REQUIRED TASK: Write out, word for word, every line from the first one through the line that holds "Arial, Helvetica, sans-serif';", and nothing else; skip the pictures.

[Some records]
-- Begin --
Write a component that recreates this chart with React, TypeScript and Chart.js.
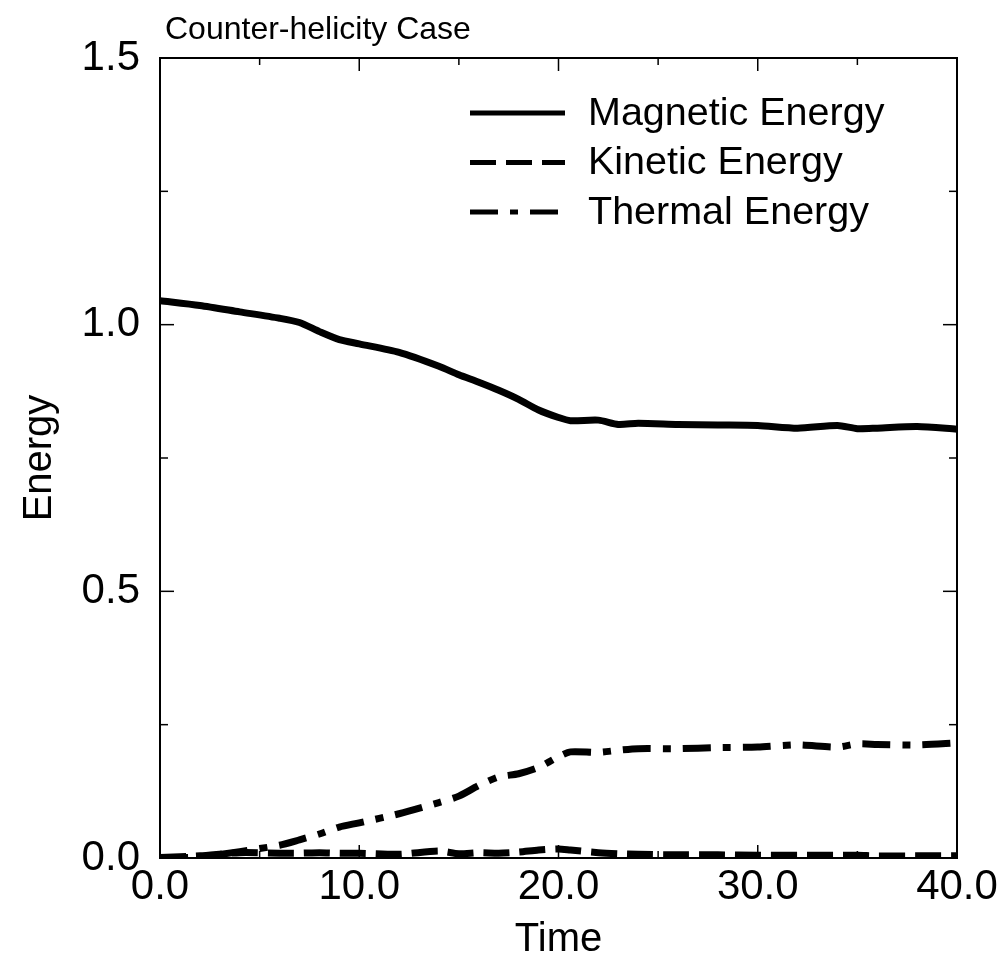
import { useEffect, useRef } from 'react';
import { Chart, registerables } from 'chart.js';

Chart.register(...registerables);

const FONT = '"Liberation Sans", Arial, Helvetica, sans-serif';

const chartTitle = 'Counter-helicity Case';
const xAxisTitle = 'Time';
const yAxisTitle = 'Energy';
const seriesLabels = ['Magnetic Energy', 'Kinetic Energy', 'Thermal Energy'];

const time = [0, 2, 4, 6, 7, 8, 9, 10, 12, 14, 15, 16, 17, 18, 19, 20, 20.6, 22, 23, 24, 26, 28, 30, 32, 34, 35, 36, 38, 40];
const magnetic = [1.045, 1.036, 1.024, 1.012, 1.004, 0.987, 0.972, 0.964, 0.948, 0.922, 0.906, 0.892, 0.877, 0.86, 0.84, 0.826, 0.82, 0.821, 0.813, 0.815, 0.813, 0.812, 0.811, 0.806, 0.811, 0.805, 0.806, 0.809, 0.804];
const kinetic = [0.001, 0.004, 0.01, 0.009, 0.009, 0.01, 0.009, 0.009, 0.007, 0.013, 0.008, 0.01, 0.009, 0.011, 0.015, 0.017, 0.015, 0.01, 0.008, 0.007, 0.006, 0.006, 0.005, 0.005, 0.005, 0.005, 0.004, 0.004, 0.004];
const thermal = [0.0, 0.002, 0.012, 0.024, 0.034, 0.045, 0.058, 0.066, 0.083, 0.104, 0.116, 0.136, 0.152, 0.158, 0.17, 0.19, 0.199, 0.198, 0.202, 0.205, 0.205, 0.207, 0.208, 0.212, 0.208, 0.214, 0.213, 0.212, 0.216];

const xMin = 0;
const xMax = 40;
const xMajorStep = 10;
const xMinorStep = 5;
const yMin = 0;
const yMax = 1.5;
const yMajorStep = 0.5;
const yMinorStep = 0.25;

const dashStyles: number[][] = [[], [26, 10], [28, 12, 8, 12]];

const framePlugin = {
  id: 'frameAndLegend',
  afterDraw(chart: any) {
    const { ctx, chartArea: a, scales } = chart;
    const xs = scales.x;
    const ys = scales.y;
    ctx.save();
    ctx.strokeStyle = '#000';
    ctx.fillStyle = '#000';
    ctx.setLineDash([]);
    ctx.lineWidth = 2;
    ctx.strokeRect(a.left, a.top, a.right - a.left, a.bottom - a.top);
    const seg = (x1: number, y1: number, x2: number, y2: number) => {
      ctx.beginPath();
      ctx.moveTo(x1, y1);
      ctx.lineTo(x2, y2);
      ctx.stroke();
    };
    ctx.lineWidth = 1.5;
    for (let v = xMin; v <= xMax + 1e-9; v += xMinorStep) {
      const px = xs.getPixelForValue(v);
      const len = Math.abs(v % xMajorStep) < 1e-9 ? 13 : 7;
      seg(px, a.bottom, px, a.bottom - len);
      seg(px, a.top, px, a.top + len);
    }
    for (let v = yMin; v <= yMax + 1e-9; v += yMinorStep) {
      const py = ys.getPixelForValue(v);
      const r = v / yMajorStep;
      const len = Math.abs(r - Math.round(r)) < 1e-9 ? 14 : 8;
      seg(a.left, py, a.left + len, py);
      seg(a.right, py, a.right - len, py);
    }
    // title
    ctx.font = `32px ${FONT}`;
    ctx.textAlign = 'left';
    ctx.textBaseline = 'alphabetic';
    ctx.fillText(chartTitle, a.left + 5, 39);
    // legend
    const lx1 = a.left + 310;
    const lx2 = a.left + 405;
    const tx = a.left + 428;
    chart.data.datasets.forEach((ds: any, i: number) => {
      const y = a.top + 55 + i * 49.5;
      ctx.lineWidth = 5;
      ctx.lineCap = 'butt';
      ctx.setLineDash(ds.borderDash || []);
      seg(lx1, y, lx2, y);
      ctx.setLineDash([]);
      ctx.font = `39.5px ${FONT}`;
      ctx.textBaseline = 'middle';
      ctx.fillText(ds.label, tx, y + 1);
    });
    ctx.restore();
  },
};

export default function App() {
  const ref = useRef<HTMLCanvasElement | null>(null);
  useEffect(() => {
    if (!ref.current) return;
    const series = [magnetic, kinetic, thermal];
    const chart = new Chart(ref.current, {
      type: 'line',
      data: {
        datasets: series.map((vals, i) => ({
          label: seriesLabels[i],
          data: time.map((t, j) => ({ x: t, y: vals[j] })),
          borderColor: '#000',
          backgroundColor: '#000',
          borderWidth: 7,
          borderDash: dashStyles[i],
          borderCapStyle: 'butt',
          pointRadius: 0,
          tension: 0.25,
          fill: false,
        })),
      },
      options: {
        animation: false,
        responsive: false,
        devicePixelRatio: 1,
        layout: { padding: { top: 58, right: 45, left: 0, bottom: 0 } },
        plugins: {
          legend: { display: false },
          tooltip: { enabled: false },
          title: { display: false },
        },
        scales: {
          x: {
            type: 'linear',
            min: xMin,
            max: xMax,
            grid: { display: false, drawTicks: false },
            border: { display: false },
            ticks: {
              stepSize: xMajorStep,
              autoSkip: false,
              maxRotation: 0,
              padding: 4,
              color: '#000',
              font: { family: FONT, size: 42 },
              callback: (v: any) => Number(v).toFixed(1),
            },
            title: {
              display: true,
              text: xAxisTitle,
              color: '#000',
              font: { family: FONT, size: 40 },
              padding: { top: 0, bottom: 2 },
            },
            afterFit: (s: any) => {
              s.height = 108;
            },
          },
          y: {
            type: 'linear',
            min: yMin,
            max: yMax,
            grid: { display: false, drawTicks: false },
            border: { display: false },
            ticks: {
              stepSize: yMajorStep,
              padding: 20,
              color: '#000',
              font: { family: FONT, size: 42 },
              callback: (v: any) => Number(v).toFixed(1),
            },
            title: {
              display: true,
              text: yAxisTitle,
              color: '#000',
              font: { family: FONT, size: 40 },
              padding: { top: 16, bottom: 0 },
            },
            afterFit: (s: any) => {
              s.width = 160;
            },
          },
        },
      },
      plugins: [framePlugin],
    });
    return () => chart.destroy();
  }, []);
  return (
    <div style={{ position: 'absolute', left: 0, top: 0, width: 1002, height: 966, background: '#fff' }}>
      <canvas ref={ref} width={1002} height={966} style={{ display: 'block' }} />
    </div>
  );
}
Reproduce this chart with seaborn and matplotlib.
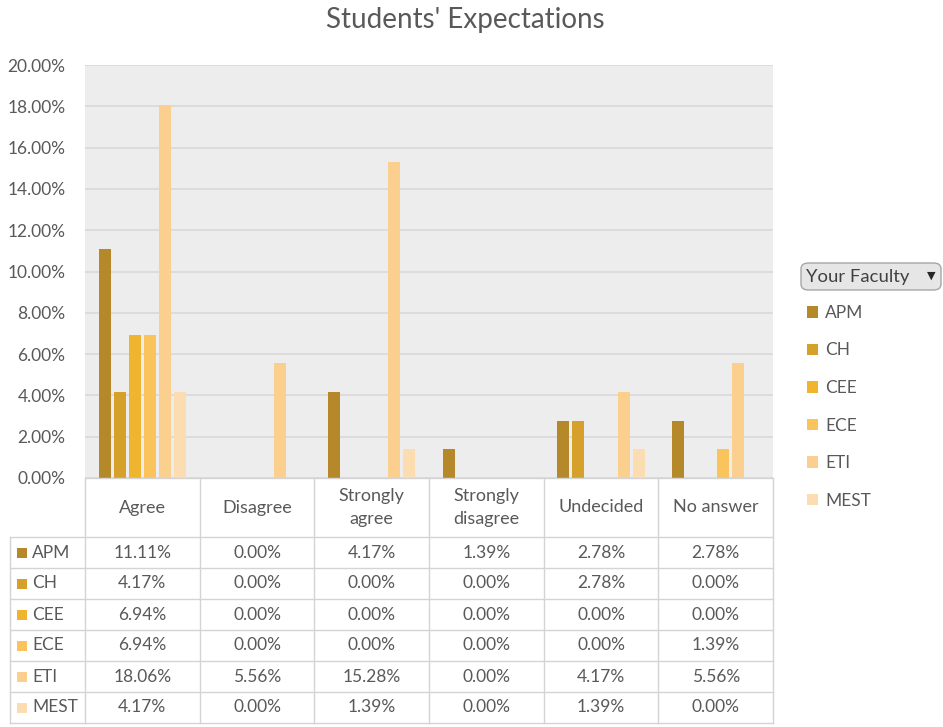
import matplotlib
matplotlib.use("Agg")
import matplotlib.pyplot as plt
import matplotlib.transforms as mtransforms
from matplotlib.patches import FancyBboxPatch, Rectangle
from matplotlib.lines import Line2D
import seaborn as sns
import pandas as pd

# ---------------- data ----------------
categories = ["Agree", "Disagree", "Strongly agree", "Strongly disagree", "Undecided", "No answer"]
header_labels = ["Agree", "Disagree", "Strongly\nagree", "Strongly\ndisagree", "Undecided", "No answer"]
faculties = ["APM", "CH", "CEE", "ECE", "ETI", "MEST"]
apm = [11.11, 0.00, 4.17, 1.39, 2.78, 2.78]
ch = [4.17, 0.00, 0.00, 0.00, 2.78, 0.00]
cee = [6.94, 0.00, 0.00, 0.00, 0.00, 0.00]
ece = [6.94, 0.00, 0.00, 0.00, 0.00, 1.39]
eti = [18.06, 5.56, 15.28, 0.00, 4.17, 5.56]
mest = [4.17, 0.00, 1.39, 0.00, 1.39, 0.00]
yticks = [0, 2, 4, 6, 8, 10, 12, 14, 16, 18, 20]
colors = ["#B5892A", "#D5A12B", "#F0B52F", "#FBC35C", "#FBCF8D", "#FCDDB2"]
title = "Students' Expectations"
legend_title = "Your Faculty"

series = [apm, ch, cee, ece, eti, mest]
rows = []
for fac, vals in zip(faculties, series):
    for cat, v in zip(categories, vals):
        rows.append({"Category": cat, "Faculty": fac, "Value": v})
df = pd.DataFrame(rows)

# ---------------- figure ----------------
W, H = 943, 727
fig = plt.figure(figsize=(W / 100, H / 100), dpi=100)
plt.rcParams["font.family"] = ["Lato", "DejaVu Sans"]
TXT = "#595959"
GRID = "#D9D9D9"
LINE = "#D4D4D4"
FS = 12.5

def fx(px):
    return px / W

def fy(py):
    return 1 - py / H

ax_l, ax_r, ax_t, ax_b = 85, 773, 65, 478
ax = fig.add_axes([fx(ax_l), fy(ax_b), fx(ax_r) - fx(ax_l), fy(ax_t) - fy(ax_b)])

sns.barplot(data=df, x="Category", y="Value", hue="Faculty", order=categories,
            hue_order=faculties, palette=colors, width=0.785, gap=0.2,
            saturation=1, ax=ax, errorbar=None, edgecolor="none", linewidth=0)

ax.set_facecolor("#EDEDED")
ax.set_ylim(0, 20)
ax.set_xlim(-0.5, len(categories) - 0.5)
ax.set_yticks(yticks)
ax.set_yticklabels([f"{t:.2f}%" for t in yticks], fontsize=FS, color=TXT)
ax.tick_params(axis="y", length=0, pad=14)
ax.tick_params(axis="x", length=0, labelbottom=False)
ax.set_xlabel("")
ax.set_ylabel("")
ax.grid(axis="y", color=GRID, linewidth=1.2)
ax.set_axisbelow(True)
for s in ax.spines.values():
    s.set_visible(False)

handles, labels = ax.get_legend_handles_labels()
ax.legend(handles, labels, loc="upper left", bbox_to_anchor=(fx(800), fy(298)),
          bbox_transform=fig.transFigure, frameon=False, fontsize=FS,
          handlelength=0.65, handleheight=0.65, handletextpad=0.4,
          labelspacing=1.24, borderaxespad=0, labelcolor=TXT)

# legend title button
btn = FancyBboxPatch((fx(801), fy(290)), fx(941) - fx(801), fy(263) - fy(290),
                     boxstyle="round,pad=0,rounding_size=0.008", transform=fig.transFigure,
                     facecolor="#E6E6E6", edgecolor="#A6A6A6", linewidth=1)
fig.patches.append(btn)
fig.text(fx(806), fy(277), legend_title, fontsize=13.3, color="#404040", va="center", ha="left")
fig.text(fx(931), fy(276), "\u25BC", fontsize=8, color="#262626", va="center", ha="center",
         family=["DejaVu Sans"])

# title
fig.text(fx(465), fy(20), title, fontsize=20, color=TXT, ha="center", va="center")

# ---------------- data table ----------------
trans = mtransforms.blended_transform_factory(ax.transData, fig.transFigure)
header_top, header_bot = 478, 537
row_h = 31
n = len(categories)
x_left_px = 10

# horizontal lines
fig.add_artist(Line2D([-0.5, n - 0.5], [fy(header_top)] * 2, transform=trans, color=LINE, lw=1))
for i in range(len(faculties) + 1):
    y = fy(header_bot + i * row_h)
    fig.add_artist(Line2D([fx(x_left_px), fx(ax_r)], [y, y], transform=fig.transFigure,
                          color=LINE, lw=1))
# vertical lines
for b in range(n + 1):
    fig.add_artist(Line2D([b - 0.5, b - 0.5], [fy(header_top), fy(header_bot + 6 * row_h)],
                          transform=trans, color=LINE, lw=1))
fig.add_artist(Line2D([fx(x_left_px)] * 2, [fy(header_bot), fy(header_bot + 6 * row_h)],
                      transform=fig.transFigure, color=LINE, lw=1))

# header text
for i, lab in enumerate(header_labels):
    fig.text(i, fy((header_top + header_bot) / 2), lab, transform=trans, ha="center",
             va="center", fontsize=13, color=TXT, linespacing=1.6)

# rows
for r, (fac, vals, col) in enumerate(zip(faculties, series, colors)):
    yc = header_bot + r * row_h + row_h / 2
    fig.patches.append(Rectangle((fx(17), fy(yc + 5)), fx(10), fy(yc - 5) - fy(yc + 5),
                                 transform=fig.transFigure, facecolor=col, edgecolor="none"))
    fig.text(fx(32), fy(yc), fac, fontsize=FS, color=TXT, ha="left", va="center")
    for i, v in enumerate(vals):
        fig.text(i, fy(yc), f"{v:.2f}%", transform=trans, ha="center", va="center",
                 fontsize=FS, color=TXT)

fig.savefig("out.png", dpi=100, facecolor="white")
-- End --
ANSWER TO THIS PROBLEM:
Write a component that recreates this chart with React, TypeScript and Chart.js.
import { useEffect, useRef } from 'react';
import { Chart, registerables } from 'chart.js';

Chart.register(...registerables);

const FONT = '"Liberation Sans", Arial, Helvetica, sans-serif';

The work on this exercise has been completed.